Türkiye Katılım Bankaları Birliği (TKBB) Yönetim Kurulu Başkanı Melikşah Utku ise bu tür buluşmalar sayesinde bir taraftan gelecek vizyonumuzu şekillendirirken, diğer taraftan bugün gelinen noktayı kritik ederek, ülkemizi daha iyi seviyelere getirecek adımlar atıldığını söyledi. Utku, katılım finans için önemli adımlar atıldığını ve bu gayretlerin etkilerini yakın zamanda açıkça görüleceğini belirtti. Utku, meselenin özünün sadece rakamsal büyüklükler olmadığını vurguladı.
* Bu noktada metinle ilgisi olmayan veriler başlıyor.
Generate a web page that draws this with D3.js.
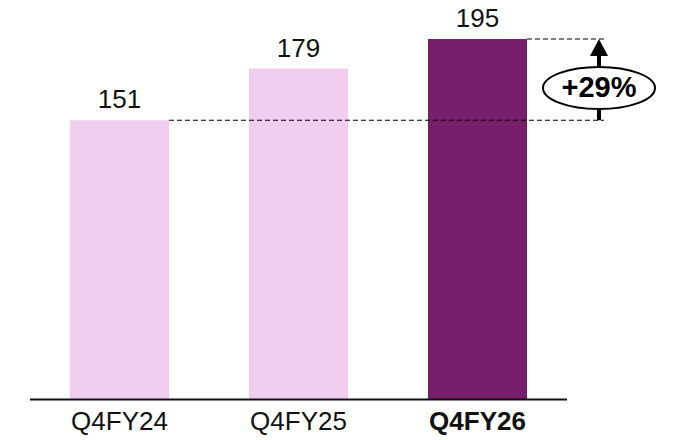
<!DOCTYPE html>
<html>
<head>
<meta charset="utf-8">
<script src="https://cdn.jsdelivr.net/npm/d3@7"></script>
<style>
  body { margin: 0; background: #fff; }
</style>
</head>
<body>
<div id="chart"></div>
<script>
const categories = ["Q4FY24", "Q4FY25", "Q4FY26"];
const values = [151, 179, 195];
const growthLabel = "+29%";

const WIDTH = 674, HEIGHT = 440;
const BASE = 399, TOP = 39;
const FONT = "Liberation Sans, Arial, sans-serif";

const svg = d3.select("#chart").append("svg")
    .attr("width", WIDTH)
    .attr("height", HEIGHT);

const x = d3.scaleBand()
    .domain(categories)
    .range([30, 567])
    .paddingInner(0.447)
    .paddingOuter(0.2235);

const y = d3.scaleLinear()
    .domain([0, d3.max(values)])
    .range([BASE, TOP]);

const data = categories.map((c, i) => ({ cat: c, val: values[i], last: i === categories.length - 1 }));

svg.selectAll("rect.bar")
    .data(data)
    .enter()
    .append("rect")
    .attr("class", "bar")
    .attr("x", d => x(d.cat))
    .attr("y", d => y(d.val))
    .attr("width", x.bandwidth())
    .attr("height", d => BASE - y(d.val))
    .attr("fill", d => d.last ? "#771f6b" : "#f0cdee");

// value labels
svg.selectAll("text.val")
    .data(data)
    .enter()
    .append("text")
    .attr("class", "val")
    .attr("x", d => x(d.cat) + x.bandwidth() / 2)
    .attr("y", d => y(d.val) - 12)
    .attr("text-anchor", "middle")
    .style("font-family", FONT)
    .style("font-size", "26px")
    .attr("fill", "#111")
    .text(d => d.val);

// x axis
const xAxis = d3.axisBottom(x).tickSize(0).tickPadding(13);
const gx = svg.append("g")
    .attr("transform", `translate(0, ${BASE})`)
    .call(xAxis);
gx.select(".domain").attr("d", "M30,0.5H567").attr("stroke", "#111").attr("stroke-width", 2);
gx.selectAll(".tick text")
    .style("font-family", FONT)
    .style("font-size", "26px")
    .style("font-weight", (d, i) => i === categories.length - 1 ? "bold" : "normal")
    .attr("fill", "#111");

// growth annotation
const first = data[0], last = data[data.length - 1];
const ax = 599;
svg.append("line")
    .attr("x1", x(first.cat) + x.bandwidth())
    .attr("x2", 604)
    .attr("y1", y(first.val)).attr("y2", y(first.val))
    .attr("stroke", "#000").attr("stroke-width", 1.2)
    .attr("stroke-dasharray", "5,3");
svg.append("line")
    .attr("x1", x(last.cat) + x.bandwidth())
    .attr("x2", 607)
    .attr("y1", y(last.val)).attr("y2", y(last.val))
    .attr("stroke", "#000").attr("stroke-width", 1.2)
    .attr("stroke-dasharray", "5,3");

const ey = 88, rx = 56, ry = 21;
svg.append("line")
    .attr("x1", ax).attr("x2", ax)
    .attr("y1", y(first.val)).attr("y2", ey + ry)
    .attr("stroke", "#000").attr("stroke-width", 4);
svg.append("line")
    .attr("x1", ax).attr("x2", ax)
    .attr("y1", ey - ry).attr("y2", y(last.val) + 14)
    .attr("stroke", "#000").attr("stroke-width", 4);
const tipY = y(last.val);
svg.append("path")
    .attr("d", `M${ax},${tipY} L${ax - 9},${tipY + 17} L${ax + 9},${tipY + 17} Z`)
    .attr("fill", "#000");

svg.append("ellipse")
    .attr("cx", ax).attr("cy", ey)
    .attr("rx", rx).attr("ry", ry)
    .attr("fill", "#fff")
    .attr("stroke", "#000").attr("stroke-width", 2);
svg.append("text")
    .attr("x", ax).attr("y", ey + 9)
    .attr("text-anchor", "middle")
    .style("font-family", FONT)
    .style("font-size", "29px")
    .style("font-weight", "bold")
    .text(growthLabel);
</script>
</body>
</html>
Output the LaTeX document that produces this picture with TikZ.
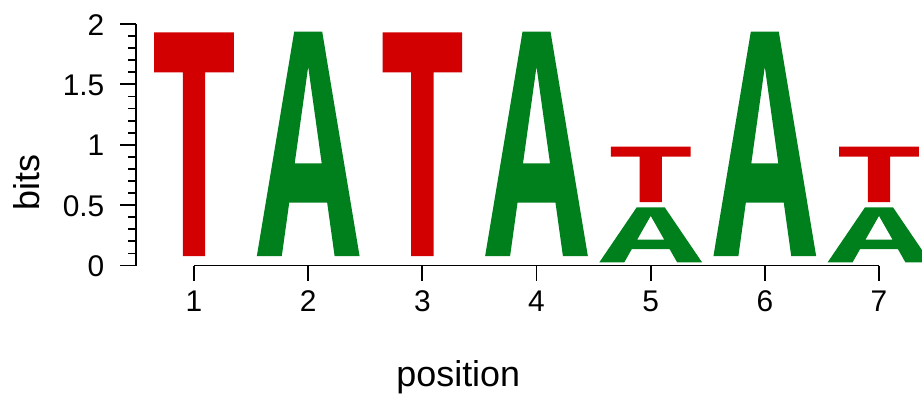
\documentclass[tikz,border=0pt]{standalone}
\usepackage{fontspec}
\setmainfont{Liberation Sans}
\definecolor{lred}{RGB}{210,0,0}
\definecolor{lgreen}{RGB}{0,128,28}
\newcommand{\logoT}[3]{% cx, ytop, ybottom
  \fill[lred] ({#1-39.8},#2) -- ({#1+39.8},#2) -- ({#1+39.8},{#2+0.179*(#3-#2)})
   -- ({#1+11.2},{#2+0.179*(#3-#2)}) -- ({#1+11.2},#3) -- ({#1-11.2},#3)
   -- ({#1-11.2},{#2+0.179*(#3-#2)}) -- ({#1-39.8},{#2+0.179*(#3-#2)}) -- cycle;}
\newcommand{\logoA}[3]{% cx, ytop, ybottom
  \fill[lgreen,even odd rule] ({#1-51.35},#3) -- ({#1-14},#2) -- ({#1+14},#2) -- ({#1+51.35},#3)
   -- ({#1+26.4},#3) -- ({#1+18.96},{#3-0.238*(#3-#2)}) -- ({#1-18.96},{#3-0.238*(#3-#2)})
   -- ({#1-26.4},#3) -- cycle
   ({#1},{#3-0.844*(#3-#2)}) -- ({#1+13.5},{#3-0.413*(#3-#2)}) -- ({#1-13.5},{#3-0.413*(#3-#2)}) -- cycle;}
\begin{document}
\begin{tikzpicture}[x=1bp,y=-1bp,
  axisline/.style={line width=1.8bp,black},
  ticklab/.style={font=\fontsize{30}{32}\selectfont,inner sep=0pt},
  axlab/.style={font=\fontsize{36}{38}\selectfont,inner sep=0pt}]
\useasboundingbox (0,0) rectangle (922,395);
\clip (0,0) rectangle (922,395);
% letters
\logoT{194}{32.3}{256}
\logoA{308.2}{31.7}{256}
\logoT{422.3}{32.3}{256}
\logoA{536.5}{31.7}{256}
\logoT{650.7}{146.7}{202}
\logoA{650.7}{207.3}{262.3}
\logoA{764.8}{31.7}{256}
\logoT{879}{146.7}{202}
\logoA{879}{207.3}{262.3}
% y axis
\draw[axisline] (136,24) -- (136,265.5);
\foreach \k in {0,...,20} {
  \draw[axisline] (128,{265.5-\k*12.075}) -- (136,{265.5-\k*12.075});
}
\foreach \v/\lab in {0/0,5/0.5,10/1,15/1.5,20/2} {
  \draw[axisline] (120,{265.5-\v*12.075}) -- (136,{265.5-\v*12.075});
  \node[ticklab,anchor=base east] (yl\v) at (104.5,{265.5-\v*12.075+11}) {\lab};
}
% x axis
\draw[axisline] (194,265.5) -- (879,265.5);
\foreach \i in {1,...,7} {
  \draw[axisline] ({194+(\i-1)*114.17},265.5) -- ({194+(\i-1)*114.17},281);
  \node[ticklab,anchor=base] (xl\i) at ({194+(\i-1)*114.17},311.5) {\i};
}
\node[axlab,anchor=base] (xlabel) at (458.3,386.5) {position};
\node[axlab,anchor=base,rotate=90] (ylabel) at (39.3,182.5) {bits};
\end{tikzpicture}
\end{document}
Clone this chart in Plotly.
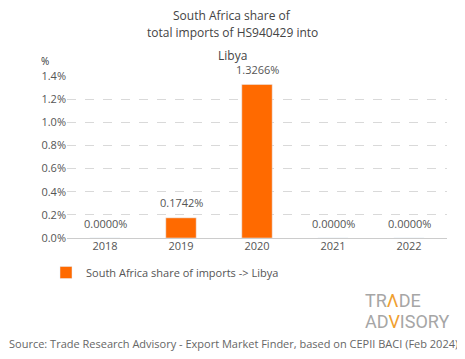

Türkiye'deki katılım sektörünün yılda ortalama yüzde 30 büyüdüğüne dikkat çeken Utku şöyle devam etti: “Büyük resme bakıldığında İnsani finans ifadesinin ne kadar potansiyelli bir söylem olduğunu da görme fırsatı yakalayabiliriz. Şunu gururla ifade edebilirim ki: ülkemiz ve milletimiz insani finans bağlamında dünya üzerinde öncü ülkeler arasında yer alıyor. Türkiye milli gelirin binde 7 buçuğunu insani yardıma ayırarak bu alanda açık ara dünya lideri durumunda."